::: Data block :::
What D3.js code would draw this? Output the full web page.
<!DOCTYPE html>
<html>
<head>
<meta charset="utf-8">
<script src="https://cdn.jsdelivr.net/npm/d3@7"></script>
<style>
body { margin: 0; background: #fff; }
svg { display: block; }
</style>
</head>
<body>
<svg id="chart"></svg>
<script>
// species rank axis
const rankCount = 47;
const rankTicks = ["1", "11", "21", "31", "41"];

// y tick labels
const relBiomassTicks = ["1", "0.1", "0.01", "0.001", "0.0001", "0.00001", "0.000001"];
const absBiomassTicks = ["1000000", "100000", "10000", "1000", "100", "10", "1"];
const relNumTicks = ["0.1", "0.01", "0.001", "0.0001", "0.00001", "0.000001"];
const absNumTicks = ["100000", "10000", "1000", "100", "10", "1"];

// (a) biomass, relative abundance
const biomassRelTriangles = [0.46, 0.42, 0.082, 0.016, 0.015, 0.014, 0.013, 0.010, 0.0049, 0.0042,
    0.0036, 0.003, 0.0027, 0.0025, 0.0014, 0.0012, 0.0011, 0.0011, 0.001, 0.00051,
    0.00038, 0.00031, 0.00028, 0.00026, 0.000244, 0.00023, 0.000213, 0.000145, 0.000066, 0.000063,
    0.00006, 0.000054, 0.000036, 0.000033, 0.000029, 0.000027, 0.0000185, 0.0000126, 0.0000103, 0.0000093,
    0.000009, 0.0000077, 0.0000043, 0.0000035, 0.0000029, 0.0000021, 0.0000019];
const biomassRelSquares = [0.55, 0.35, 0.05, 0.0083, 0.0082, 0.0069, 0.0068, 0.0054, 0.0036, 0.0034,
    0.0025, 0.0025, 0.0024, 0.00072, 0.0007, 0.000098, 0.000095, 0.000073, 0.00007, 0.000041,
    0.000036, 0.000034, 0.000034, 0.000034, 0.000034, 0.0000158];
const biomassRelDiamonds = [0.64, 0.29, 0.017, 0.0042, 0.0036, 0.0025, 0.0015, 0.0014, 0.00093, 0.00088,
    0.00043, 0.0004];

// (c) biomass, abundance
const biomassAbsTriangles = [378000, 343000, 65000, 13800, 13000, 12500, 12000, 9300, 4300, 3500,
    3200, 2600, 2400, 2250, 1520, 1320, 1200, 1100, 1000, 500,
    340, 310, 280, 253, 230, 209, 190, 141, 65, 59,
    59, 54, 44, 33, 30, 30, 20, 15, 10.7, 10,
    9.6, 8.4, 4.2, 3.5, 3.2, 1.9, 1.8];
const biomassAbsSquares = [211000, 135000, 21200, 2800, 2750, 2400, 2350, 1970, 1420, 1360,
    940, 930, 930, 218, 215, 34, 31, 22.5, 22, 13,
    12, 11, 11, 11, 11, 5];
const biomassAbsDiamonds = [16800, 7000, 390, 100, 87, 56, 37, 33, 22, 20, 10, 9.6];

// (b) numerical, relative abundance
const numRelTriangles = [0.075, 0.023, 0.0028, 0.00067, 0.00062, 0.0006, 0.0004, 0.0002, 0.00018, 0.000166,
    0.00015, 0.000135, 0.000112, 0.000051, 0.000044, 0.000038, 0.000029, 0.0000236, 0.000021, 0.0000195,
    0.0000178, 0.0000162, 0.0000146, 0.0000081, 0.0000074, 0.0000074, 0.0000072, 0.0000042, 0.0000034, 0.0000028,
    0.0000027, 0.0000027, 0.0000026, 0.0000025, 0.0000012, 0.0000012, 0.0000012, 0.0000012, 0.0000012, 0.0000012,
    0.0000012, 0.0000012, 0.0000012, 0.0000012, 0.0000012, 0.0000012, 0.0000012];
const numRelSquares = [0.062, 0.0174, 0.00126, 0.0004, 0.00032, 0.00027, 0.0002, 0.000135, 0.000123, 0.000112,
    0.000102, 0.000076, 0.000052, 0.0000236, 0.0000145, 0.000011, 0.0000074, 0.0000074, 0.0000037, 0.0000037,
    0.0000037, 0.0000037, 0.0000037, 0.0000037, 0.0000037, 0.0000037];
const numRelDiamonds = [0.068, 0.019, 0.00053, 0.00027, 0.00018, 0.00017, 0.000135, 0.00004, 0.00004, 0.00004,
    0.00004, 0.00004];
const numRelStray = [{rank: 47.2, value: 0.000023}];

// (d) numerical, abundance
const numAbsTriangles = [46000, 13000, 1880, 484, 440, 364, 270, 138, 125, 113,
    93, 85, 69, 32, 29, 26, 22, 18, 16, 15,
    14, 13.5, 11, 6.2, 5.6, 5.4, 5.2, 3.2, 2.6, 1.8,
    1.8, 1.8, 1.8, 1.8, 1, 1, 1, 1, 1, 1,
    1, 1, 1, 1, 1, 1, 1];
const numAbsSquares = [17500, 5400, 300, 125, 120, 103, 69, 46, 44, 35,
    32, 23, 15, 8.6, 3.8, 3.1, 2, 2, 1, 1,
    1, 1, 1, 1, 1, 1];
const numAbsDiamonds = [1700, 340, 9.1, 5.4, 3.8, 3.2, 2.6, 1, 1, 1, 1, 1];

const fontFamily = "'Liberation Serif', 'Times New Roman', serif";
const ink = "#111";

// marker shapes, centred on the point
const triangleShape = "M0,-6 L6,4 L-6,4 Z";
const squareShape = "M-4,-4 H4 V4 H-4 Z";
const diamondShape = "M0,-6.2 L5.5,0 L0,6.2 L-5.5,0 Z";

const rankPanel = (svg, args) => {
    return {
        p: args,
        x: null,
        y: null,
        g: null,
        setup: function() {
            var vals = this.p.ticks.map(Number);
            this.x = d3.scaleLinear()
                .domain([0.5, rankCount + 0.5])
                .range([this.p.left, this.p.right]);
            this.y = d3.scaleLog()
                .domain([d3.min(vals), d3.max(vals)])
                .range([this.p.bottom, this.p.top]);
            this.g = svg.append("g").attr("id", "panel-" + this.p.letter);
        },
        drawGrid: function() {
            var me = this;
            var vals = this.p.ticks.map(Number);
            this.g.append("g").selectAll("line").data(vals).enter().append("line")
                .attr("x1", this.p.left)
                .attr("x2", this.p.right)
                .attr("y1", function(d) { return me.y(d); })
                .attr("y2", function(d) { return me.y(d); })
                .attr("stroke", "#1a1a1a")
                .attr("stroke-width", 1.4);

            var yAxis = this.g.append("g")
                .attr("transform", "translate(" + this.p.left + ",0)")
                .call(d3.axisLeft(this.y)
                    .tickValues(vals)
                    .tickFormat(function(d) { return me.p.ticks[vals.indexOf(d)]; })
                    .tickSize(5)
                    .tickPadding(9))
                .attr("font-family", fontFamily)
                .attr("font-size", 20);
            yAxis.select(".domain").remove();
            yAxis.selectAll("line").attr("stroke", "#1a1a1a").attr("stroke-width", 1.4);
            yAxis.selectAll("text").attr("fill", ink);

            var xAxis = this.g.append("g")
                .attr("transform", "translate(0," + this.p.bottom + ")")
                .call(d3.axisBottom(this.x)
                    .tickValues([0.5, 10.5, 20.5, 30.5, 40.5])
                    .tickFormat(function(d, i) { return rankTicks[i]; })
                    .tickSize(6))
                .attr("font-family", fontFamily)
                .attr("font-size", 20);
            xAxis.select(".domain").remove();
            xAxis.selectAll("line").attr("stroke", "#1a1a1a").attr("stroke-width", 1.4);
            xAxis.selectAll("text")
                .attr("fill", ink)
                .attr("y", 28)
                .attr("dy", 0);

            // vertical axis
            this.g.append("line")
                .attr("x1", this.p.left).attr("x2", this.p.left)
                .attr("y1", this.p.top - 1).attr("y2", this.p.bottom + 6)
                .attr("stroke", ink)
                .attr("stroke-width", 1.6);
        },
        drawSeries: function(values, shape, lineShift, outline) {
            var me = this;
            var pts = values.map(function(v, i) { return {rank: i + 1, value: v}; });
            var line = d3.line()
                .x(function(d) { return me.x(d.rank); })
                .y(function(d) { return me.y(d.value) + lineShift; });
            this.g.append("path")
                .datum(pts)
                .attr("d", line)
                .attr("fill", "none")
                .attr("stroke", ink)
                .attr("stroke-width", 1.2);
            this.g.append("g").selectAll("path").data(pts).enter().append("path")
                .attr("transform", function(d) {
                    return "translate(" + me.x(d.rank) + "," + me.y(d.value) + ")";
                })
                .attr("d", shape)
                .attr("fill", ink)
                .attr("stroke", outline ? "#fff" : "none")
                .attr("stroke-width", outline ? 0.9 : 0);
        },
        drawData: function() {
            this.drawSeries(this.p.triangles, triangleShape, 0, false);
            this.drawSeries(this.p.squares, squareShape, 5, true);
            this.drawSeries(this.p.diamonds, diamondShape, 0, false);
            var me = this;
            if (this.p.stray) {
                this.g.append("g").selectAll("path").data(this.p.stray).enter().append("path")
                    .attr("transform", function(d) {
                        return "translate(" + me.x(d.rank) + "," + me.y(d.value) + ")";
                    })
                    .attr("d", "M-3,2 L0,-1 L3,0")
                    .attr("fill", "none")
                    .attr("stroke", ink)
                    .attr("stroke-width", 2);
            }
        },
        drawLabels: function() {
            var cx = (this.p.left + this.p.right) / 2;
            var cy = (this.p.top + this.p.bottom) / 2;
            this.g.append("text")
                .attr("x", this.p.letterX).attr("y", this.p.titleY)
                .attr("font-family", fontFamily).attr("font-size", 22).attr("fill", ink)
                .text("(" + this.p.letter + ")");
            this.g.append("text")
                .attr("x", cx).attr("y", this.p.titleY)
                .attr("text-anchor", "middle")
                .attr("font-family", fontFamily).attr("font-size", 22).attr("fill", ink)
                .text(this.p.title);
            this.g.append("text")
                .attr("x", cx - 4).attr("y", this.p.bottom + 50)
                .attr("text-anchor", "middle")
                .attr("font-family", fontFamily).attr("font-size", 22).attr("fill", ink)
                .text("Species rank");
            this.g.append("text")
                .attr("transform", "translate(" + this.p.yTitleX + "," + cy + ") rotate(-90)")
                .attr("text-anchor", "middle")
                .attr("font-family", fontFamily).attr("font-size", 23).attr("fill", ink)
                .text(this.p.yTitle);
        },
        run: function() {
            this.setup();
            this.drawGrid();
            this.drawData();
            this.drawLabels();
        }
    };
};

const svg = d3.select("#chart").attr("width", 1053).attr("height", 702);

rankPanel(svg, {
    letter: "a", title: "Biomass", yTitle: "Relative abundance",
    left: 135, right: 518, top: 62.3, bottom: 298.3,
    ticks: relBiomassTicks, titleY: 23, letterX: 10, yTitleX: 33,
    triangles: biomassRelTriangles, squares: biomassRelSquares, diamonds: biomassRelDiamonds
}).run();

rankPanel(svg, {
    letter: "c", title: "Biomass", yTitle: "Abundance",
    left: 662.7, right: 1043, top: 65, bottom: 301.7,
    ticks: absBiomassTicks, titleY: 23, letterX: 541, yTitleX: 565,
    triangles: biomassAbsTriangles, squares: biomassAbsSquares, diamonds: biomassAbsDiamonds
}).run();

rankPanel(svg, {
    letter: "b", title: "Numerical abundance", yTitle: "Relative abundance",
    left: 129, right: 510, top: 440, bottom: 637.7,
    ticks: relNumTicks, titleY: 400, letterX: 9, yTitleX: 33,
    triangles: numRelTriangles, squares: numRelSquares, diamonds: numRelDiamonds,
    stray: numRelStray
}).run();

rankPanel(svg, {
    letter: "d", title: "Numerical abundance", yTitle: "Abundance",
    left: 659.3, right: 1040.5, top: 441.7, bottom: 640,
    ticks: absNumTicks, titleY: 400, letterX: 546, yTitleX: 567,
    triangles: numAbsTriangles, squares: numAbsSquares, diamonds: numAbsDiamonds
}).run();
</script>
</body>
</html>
:::
> **Task requirements**: Your output must be the lines of the material above, from the first through the line that contains "0.00043, 0.0004];", copied exactly. Include both endpoints and nothing else.

> **Exercise solution**:
What D3.js code would draw this? Output the full web page.
<!DOCTYPE html>
<html>
<head>
<meta charset="utf-8">
<script src="https://cdn.jsdelivr.net/npm/d3@7"></script>
<style>
body { margin: 0; background: #fff; }
svg { display: block; }
</style>
</head>
<body>
<svg id="chart"></svg>
<script>
// species rank axis
const rankCount = 47;
const rankTicks = ["1", "11", "21", "31", "41"];

// y tick labels
const relBiomassTicks = ["1", "0.1", "0.01", "0.001", "0.0001", "0.00001", "0.000001"];
const absBiomassTicks = ["1000000", "100000", "10000", "1000", "100", "10", "1"];
const relNumTicks = ["0.1", "0.01", "0.001", "0.0001", "0.00001", "0.000001"];
const absNumTicks = ["100000", "10000", "1000", "100", "10", "1"];

// (a) biomass, relative abundance
const biomassRelTriangles = [0.46, 0.42, 0.082, 0.016, 0.015, 0.014, 0.013, 0.010, 0.0049, 0.0042,
    0.0036, 0.003, 0.0027, 0.0025, 0.0014, 0.0012, 0.0011, 0.0011, 0.001, 0.00051,
    0.00038, 0.00031, 0.00028, 0.00026, 0.000244, 0.00023, 0.000213, 0.000145, 0.000066, 0.000063,
    0.00006, 0.000054, 0.000036, 0.000033, 0.000029, 0.000027, 0.0000185, 0.0000126, 0.0000103, 0.0000093,
    0.000009, 0.0000077, 0.0000043, 0.0000035, 0.0000029, 0.0000021, 0.0000019];
const biomassRelSquares = [0.55, 0.35, 0.05, 0.0083, 0.0082, 0.0069, 0.0068, 0.0054, 0.0036, 0.0034,
    0.0025, 0.0025, 0.0024, 0.00072, 0.0007, 0.000098, 0.000095, 0.000073, 0.00007, 0.000041,
    0.000036, 0.000034, 0.000034, 0.000034, 0.000034, 0.0000158];
const biomassRelDiamonds = [0.64, 0.29, 0.017, 0.0042, 0.0036, 0.0025, 0.0015, 0.0014, 0.00093, 0.00088,
    0.00043, 0.0004];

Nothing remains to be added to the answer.